I admire your curiosity and depth Sussane. Will make sure to come read your older posts they seem really interesting.

Faith said...
This comment has been removed by a blog administrator.
Susanne said...

Faith, I'm glad you came back to clarify your position. Since your comment double posted, I removed one of them. :)

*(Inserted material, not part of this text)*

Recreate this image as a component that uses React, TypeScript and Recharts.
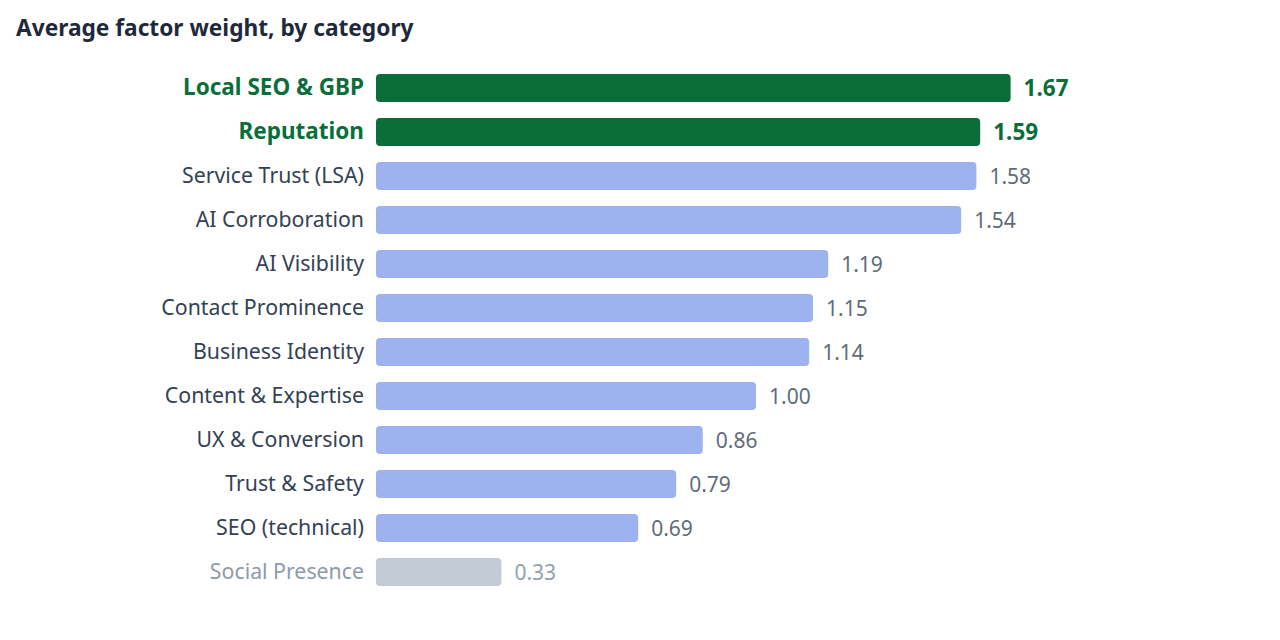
import React from 'react';
import { BarChart, Bar, XAxis, YAxis, Cell, LabelList } from 'recharts';

const categories = [
  'Local SEO & GBP',
  'Reputation',
  'Service Trust (LSA)',
  'AI Corroboration',
  'AI Visibility',
  'Contact Prominence',
  'Business Identity',
  'Content & Expertise',
  'UX & Conversion',
  'Trust & Safety',
  'SEO (technical)',
  'Social Presence',
];
const weights = [1.67, 1.59, 1.58, 1.54, 1.19, 1.15, 1.14, 1.0, 0.86, 0.79, 0.69, 0.33];
// top / normal / low
const tiers = ['top', 'top', 'mid', 'mid', 'mid', 'mid', 'mid', 'mid', 'mid', 'mid', 'mid', 'low'];

const data = categories.map((name, i) => ({ name, value: weights[i], tier: tiers[i] }));

const FONT = '"Noto Sans", "Open Sans", sans-serif';
const barColor: Record<string, string> = { top: '#0b6e3a', mid: '#9db3f0', low: '#c3cbd6' };
const labelColor: Record<string, string> = { top: '#0b6e3a', mid: '#334155', low: '#8e9aab' };
const valueColor: Record<string, string> = { top: '#0b6e3a', mid: '#5f6b7b', low: '#94a0b0' };

const CategoryTick = (props: any) => {
  const { x, y, payload, index } = props;
  const tier = tiers[index] ?? 'mid';
  const bold = tier === 'top';
  return (
    <text
      x={x}
      y={y}
      dy={7}
      textAnchor="end"
      fontFamily={FONT}
      fontSize={bold ? 22.5 : 21.3}
      fontWeight={bold ? 700 : 400}
      fill={labelColor[tier]}
    >
      {payload.value}
    </text>
  );
};

const ValueLabel = (props: any) => {
  const { x, y, width, height, value, index } = props;
  const tier = tiers[index] ?? 'mid';
  const bold = tier === 'top';
  return (
    <text
      x={x + width + 13}
      y={y + height / 2}
      dy={8}
      fontFamily={FONT}
      fontSize={bold ? 22.5 : 21}
      fontWeight={bold ? 700 : 400}
      fill={valueColor[tier]}
    >
      {Number(value).toFixed(2)}
    </text>
  );
};

export default function App() {
  return (
    <div style={{ position: 'relative', width: 1264, height: 620, fontFamily: FONT }}>
      <div
        style={{
          position: 'absolute',
          left: 8,
          top: 4,
          fontSize: 22.7,
          fontWeight: 700,
          color: '#1e293b',
        }}
      >
        Average factor weight, by category
      </div>
      <BarChart
        width={1264}
        height={600}
        data={data}
        layout="vertical"
        margin={{ top: 58, right: 136, bottom: 14, left: 0 }}
        style={{ position: 'absolute', left: 0, top: 0 }}
      >
        <XAxis type="number" domain={[0, 2]} hide />
        <YAxis
          type="category"
          dataKey="name"
          width={368}
          axisLine={false}
          tickLine={false}
          tickSize={0}
          tickMargin={12}
          interval={0}
          tick={<CategoryTick />}
        />
        <Bar dataKey="value" barSize={28} radius={4} isAnimationActive={false}>
          {data.map((d, i) => (
            <Cell key={i} fill={barColor[d.tier]} />
          ))}
          <LabelList dataKey="value" content={<ValueLabel />} />
        </Bar>
      </BarChart>
    </div>
  );
}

Hmmm, I don't think Aslan was suggesting the Shi'ties of today were guilty of Hussain's death. He only mentioned the Kufans of that time who abandoned him, but were penitent. I don't want you to think I - or he - was condemning people today. :-) Thank you for further explaining your beliefs about the Mahdi because I found that very very interesting! Feel free to read the other posts I've written from this book. You may especially enjoy the one about the rightly-guided ones since it's likely written more from your perspective than a Sunni one. Please keep in mind the author is Iranian and except for my own commentary, I am just recording notes from his book. I'd love to read if you agree, disagree or have more to add from what I shared on each post. I enjoy learning from others and you are most welcome to teach me about your faith, Faith. :)

Thank you for dropping by on your break from studying. I really appreciate it!